The pace slows for ‘Suffering’, giving way to languid piano, meditative organ and distorted, echoing guitar. Driving beat returns for ‘An Ocean Between The Waves’ which unfolds in to a beautiful long-form guitar jam, reminiscent of Neil Young or, dare I say it, Mark Knopfler – that low-slung, expansive elegance and arcing, wandering guitar riffs revolving above a swell of uplifting organ.

Every song on this record blends seamlessly together, there is not an errant track or discordant sound to be found, it is very emphatically a piece of work intended to be listened to and absorbed as a full album. On a cohesive LP of standout tracks in which the quality is maintained throughout, ‘Eyes To The Wind’ in particular is a force of sad beauty. It sounds like an instant classic, so apparently effortlessly constructed that it has the feel of a forgotten standard, like a song you used to love but somehow haven’t heard in a long while. Understated sax, bittersweet piano and Granduciel’s deftly smooth voice sounding ever more raw with the mic deliberately levelled up.

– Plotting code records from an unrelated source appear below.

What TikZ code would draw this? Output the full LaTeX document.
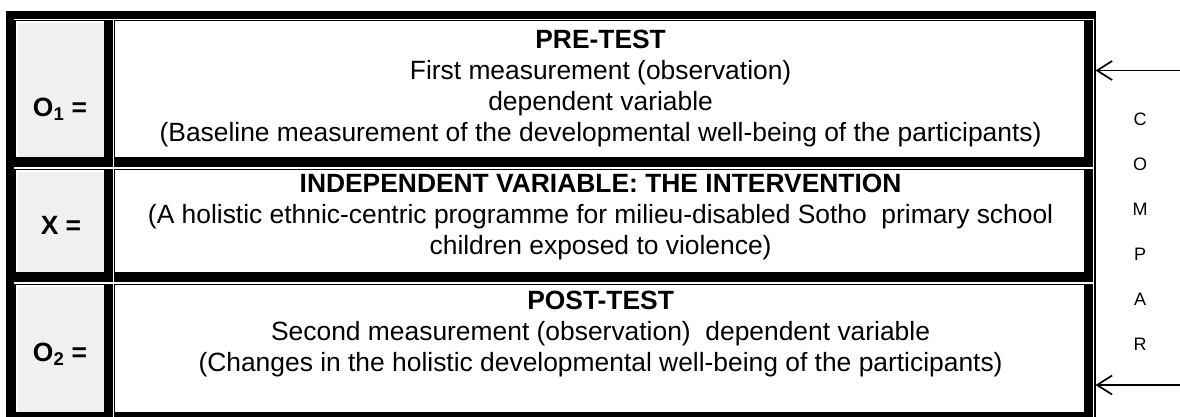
\documentclass[tikz,border=0pt]{standalone}
\usepackage{fontspec}
\setmainfont{Liberation Sans}
\usetikzlibrary{arrows.meta}
\definecolor{cellgray}{RGB}{240,240,240}
\newcommand{\tcell}[5]{%
  \fill[black] (#1-3.2,#2-3.2) rectangle (#3+8.7,#4+9.4);
  \fill[white] (#1-2,#2-2) rectangle (#3,#4);
  \fill[#5] (#1,#2) rectangle (#3,#4);}
\tikzset{
  maintext/.style={align=center, inner sep=0pt, anchor=north,
    font=\fontsize{26.4}{31}\selectfont},
  lbl/.style={inner sep=0pt, anchor=base, font=\fontsize{26.4}{31}\selectfont\bfseries},
  letter/.style={inner sep=0pt, font=\fontsize{18}{20}\selectfont},
  cmparrow/.style={line width=1.7pt, -{Straight Barb[length=15pt,width=19pt,line width=1.7pt]}}
}
\begin{document}
\begin{tikzpicture}[x=1pt,y=-1pt]
\useasboundingbox (0,0) rectangle (1180,416);
\clip (0,0) rectangle (1180,416);
% outer table frame
\fill[black] (6,11) rectangle (1096,440);
\fill[white] (13.8,19.2) rectangle (1094.2,438);
% cells
\tcell{17.5}{23}{104}{157.3}{cellgray}
\tcell{117.3}{23}{1084}{157.3}{white}
\tcell{17.5}{172}{104}{272.3}{cellgray}
\tcell{117.3}{172}{1084}{272.3}{white}
\tcell{17.5}{287}{104}{412}{cellgray}
\tcell{117.3}{287}{1084}{412}{white}
% labels
\node[lbl] (o1) at (60,116.5) {O\textsubscript{1} =};
\node[lbl] (x) at (61,234.5) {X =};
\node[lbl] (o2) at (60,361.5) {O\textsubscript{2} =};
% texts
\node[maintext] (pre) at (600.6,30) {\textbf{PRE-TEST}\\First measurement (observation)\\dependent variable\\(Baseline measurement of the developmental well-being of the participants)};
\node[maintext] (iv) at (600.6,174) {\textbf{INDEPENDENT VARIABLE: THE INTERVENTION}\\(A holistic ethnic-centric programme for milieu-disabled Sotho\ \ primary school\\children exposed to violence)};
\node[maintext] (post) at (600.6,291) {\textbf{POST-TEST}\\Second measurement (observation)\ \ dependent variable\\(Changes in the holistic developmental well-being of the participants)};
% compare letters
\node[letter] (c1) at (1140,119) {C};
\node[letter] (c2) at (1140,164) {O};
\node[letter] (c3) at (1140,209) {M};
\node[letter] (c4) at (1140,254) {P};
\node[letter] (c5) at (1140,299) {A};
\node[letter] (c6) at (1140,344) {R};
% arrows
\coordinate (a1s) at (1180,70.5);
\coordinate (a1e) at (1095.5,70.5);
\coordinate (a2s) at (1180,385);
\coordinate (a2e) at (1095.5,385);
\draw[cmparrow] (a1s) -- (a1e);
\draw[cmparrow] (a2s) -- (a2e);
\end{tikzpicture}
\end{document}
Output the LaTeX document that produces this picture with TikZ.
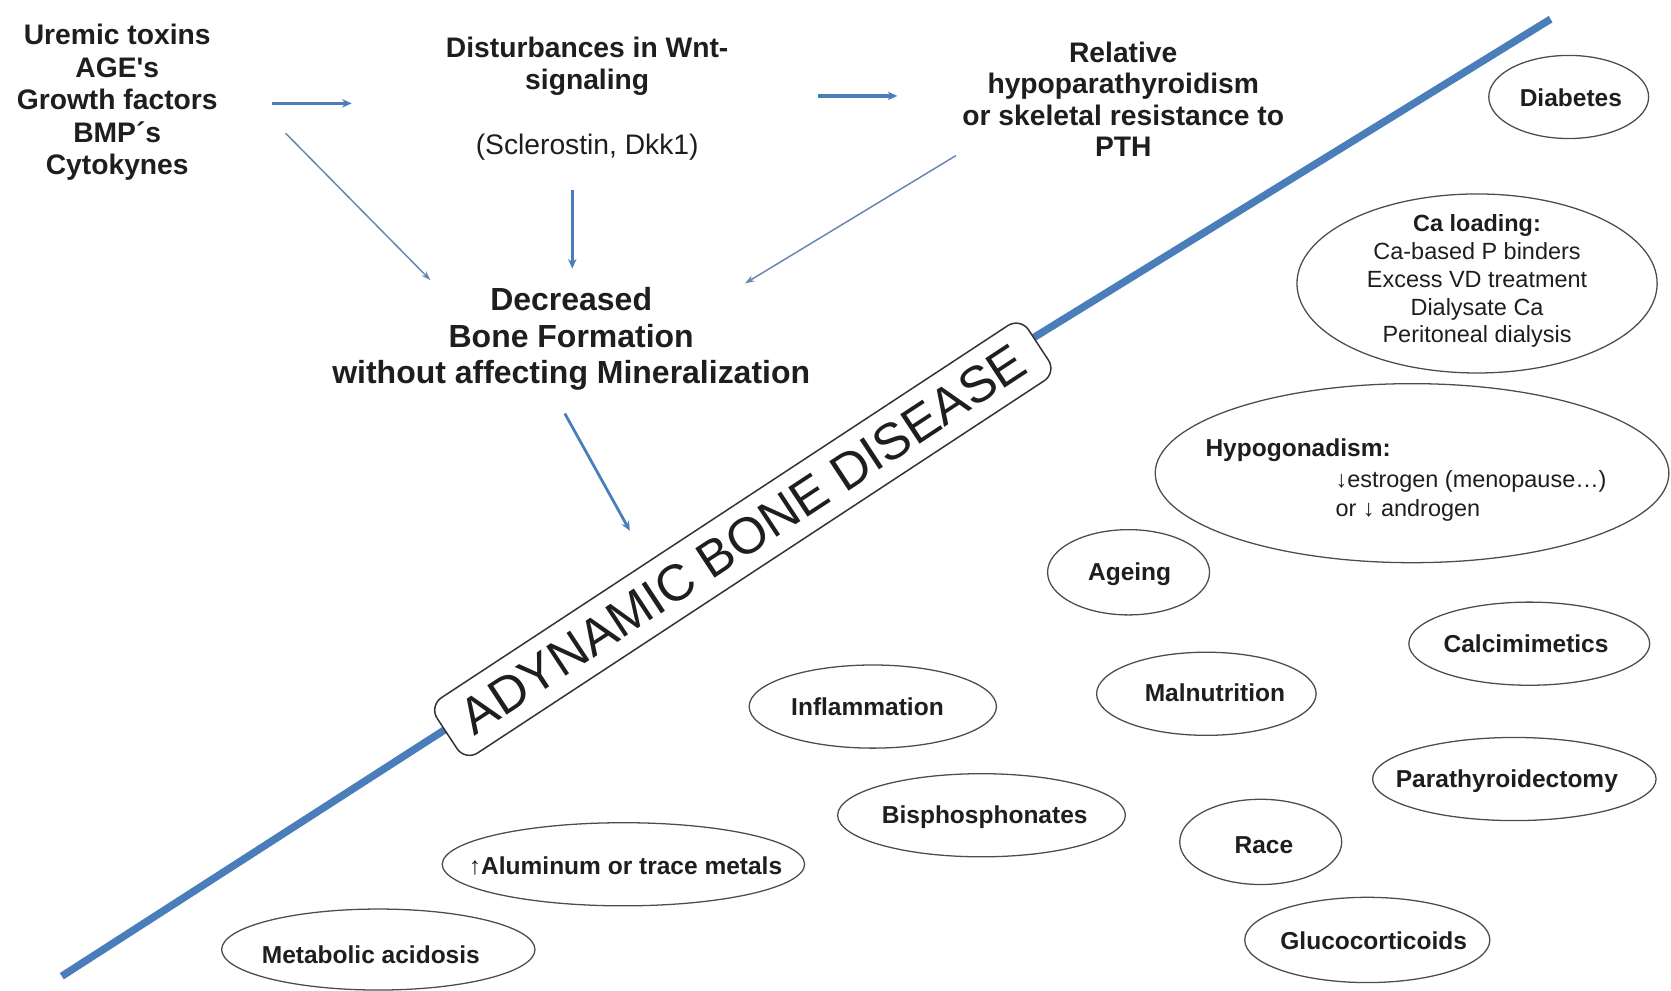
\documentclass[tikz,border=0pt]{standalone}
\usepackage{fontspec}
\setmainfont{Liberation Sans}
\usetikzlibrary{arrows.meta,shapes.geometric}
\definecolor{lineblue}{RGB}{74,126,187}
\definecolor{thinblue}{RGB}{105,135,175}
\definecolor{txt}{RGB}{30,30,30}
\begin{document}
\begin{tikzpicture}[x=1pt,y=-1pt,
  toplbl/.style={text=txt, align=center, inner sep=0pt, font=\bfseries\fontsize{26.5}{30.5}\selectfont},
  biglbl/.style={text=txt, align=center, inner sep=0pt, font=\bfseries\fontsize{30}{34}\selectfont},
  ovaltxt/.style={text=txt, align=center, inner sep=0pt, font=\bfseries\fontsize{23}{26}\selectfont},
  ovalline/.style={draw=black!70, line width=1.2pt},
  thickarrow/.style={draw=lineblue, line width=3.2pt, -{Stealth[length=9pt,width=8pt]}},
  thinarrow/.style={draw=thinblue, line width=1.4pt, -{Stealth[length=9pt,width=6pt]}},
  diseasebox/.style={draw=black!80, line width=1.4pt, fill=white, rounded corners=14pt, rotate=33.3,
    minimum width=664pt, minimum height=62pt, inner sep=0pt, text=txt, font=\fontsize{48}{50}\selectfont}
]
\useasboundingbox (0,0) rectangle (1568,929);

% main diagonal line (two segments, hidden behind the box)
\coordinate (diagA) at (58,916);
\coordinate (diagAin) at (445,667);
\coordinate (diagBin) at (955,326);
\coordinate (diagB) at (1455,18);
\draw[lineblue, line width=7pt] (diagA) -- (diagAin);
\draw[lineblue, line width=7pt] (diagBin) -- (diagB);

% rotated box
\node[diseasebox] (adb) at (697,506) {ADYNAMIC BONE DISEASE};

% top texts
\node[toplbl] (uremic) at (110,96) {Uremic toxins\\AGE\textquotesingle s\\Growth factors\\BMP´s\\Cytokynes};
\node[toplbl] (wnt) at (551,62) {Disturbances in Wnt-\\signaling};
\node[text=txt, inner sep=0pt, font=\fontsize{26.5}{30}\selectfont] (scl) at (551,138) {(Sclerostin, Dkk1)};
\node[toplbl, font=\bfseries\fontsize{26.5}{29.5}\selectfont] (rel) at (1054,93) {Relative\\hypoparathyroidism\\or skeletal resistance to\\PTH};
\node[biglbl] (dec) at (536,318) {Decreased\\Bone Formation\\without affecting Mineralization};

% arrow end coordinates
\coordinate (a1s) at (255,97);  \coordinate (a1e) at (330,97);
\coordinate (a2s) at (268,125); \coordinate (a2e) at (404,263);
\coordinate (a3s) at (768,90);  \coordinate (a3e) at (842,90);
\coordinate (a4s) at (897,146); \coordinate (a4e) at (699,266);
\coordinate (a5s) at (537,178); \coordinate (a5e) at (537,252);
\coordinate (a6s) at (530,388); \coordinate (a6e) at (591,498);

\draw[thickarrow] (a1s) -- (a1e);
\draw[thinarrow] (a2s) -- (a2e);
\draw[thickarrow] (a3s) -- (a3e);
\draw[thinarrow] (a4s) -- (a4e);
\draw[thickarrow] (a5s) -- (a5e);
\draw[thickarrow, line width=2.6pt] (a6s) -- (a6e);

% ellipses
\draw[ovalline] (1472,91) ellipse [x radius=75, y radius=39];
\node[ovaltxt] (diab) at (1474,92) {Diabetes};

\draw[ovalline] (1386,266) ellipse [x radius=169, y radius=84];
\node[text=txt, align=center, inner sep=0pt, font=\fontsize{22}{26}\selectfont] (ca) at (1386,264)
  {\textbf{Ca loading:}\\Ca-based P binders\\Excess VD treatment\\Dialysate Ca\\Peritoneal dialysis};

\draw[ovalline] (1325,444) ellipse [x radius=241, y radius=84];
\node[ovaltxt, anchor=base west] (hypo) at (1131,428) {Hypogonadism:};
\node[text=txt, anchor=base west, inner sep=0pt, font=\fontsize{22}{28}\selectfont] (estro) at (1253,457)
  {↓estrogen (menopause…)};
\node[text=txt, anchor=base west, inner sep=0pt, font=\fontsize{22}{28}\selectfont] (andro) at (1253,485)
  {or ↓ androgen};

\draw[ovalline] (1059,537) ellipse [x radius=76, y radius=40];
\node[ovaltxt] (age) at (1060,539) {Ageing};

\draw[ovalline] (1435,604) ellipse [x radius=113, y radius=39];
\node[ovaltxt] (calc) at (1432,604) {Calcimimetics};

\draw[ovalline] (1132,651) ellipse [x radius=103, y radius=39];
\node[ovaltxt] (maln) at (1140,650) {Malnutrition};

\draw[ovalline] (819,663) ellipse [x radius=116, y radius=39];
\node[ovaltxt] (infl) at (814,663) {Inflammation};

\draw[ovalline] (1421,731) ellipse [x radius=133, y radius=39];
\node[ovaltxt] (ptx) at (1414,733) {Parathyroidectomy};

\draw[ovalline] (921,765) ellipse [x radius=135, y radius=39];
\node[ovaltxt] (bis) at (924,767) {Bisphosphonates};

\draw[ovalline] (1183,790) ellipse [x radius=76, y radius=40];
\node[ovaltxt] (race) at (1186,793) {Race};

\draw[ovalline] (585,811) ellipse [x radius=170, y radius=39];
\node[ovaltxt] (alu) at (587,813) {↑Aluminum or trace metals};

\draw[ovalline] (1283,882) ellipse [x radius=115, y radius=40];
\node[ovaltxt] (gluc) at (1289,883) {Glucocorticoids};

\draw[ovalline] (355,891) ellipse [x radius=147, y radius=38];
\node[ovaltxt] (meta) at (348,896) {Metabolic acidosis};

\end{tikzpicture}
\end{document}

Lost In The Dream is dressed throughout in echoes and murky atmosphere. The is also an album defined by piano, trumpet, harmonica, sax, organ, all manner of exotic synth, and rocketed along by an urgent drum-machine beat that occasionally blends in to human-powered percussion and a full-band, live-in-the-studio sound. For all the critical laurels already afforded this LP, and for all the earnest examinations of classical influence, this album also feels frequently like an excuse for nothing more cerebral than a good ole-fashioned jam session.

The War On Drugs have somehow here struck a balance between archetypal rock and roll and an album that is achingly and irrepressibly modern. As with most classic records, it’s propelled by a broken heart and has had a long gestation. It feels raggedly vintage in style but also defiantly contemporary. The War On Drugs have produced an album which has the familiar feel of a battered old leather smoking chair, something you can settle deeply in to and permit yourself time to ruminate, meditate, nurse your psychic wounds and get deliciously Lost In The Dream.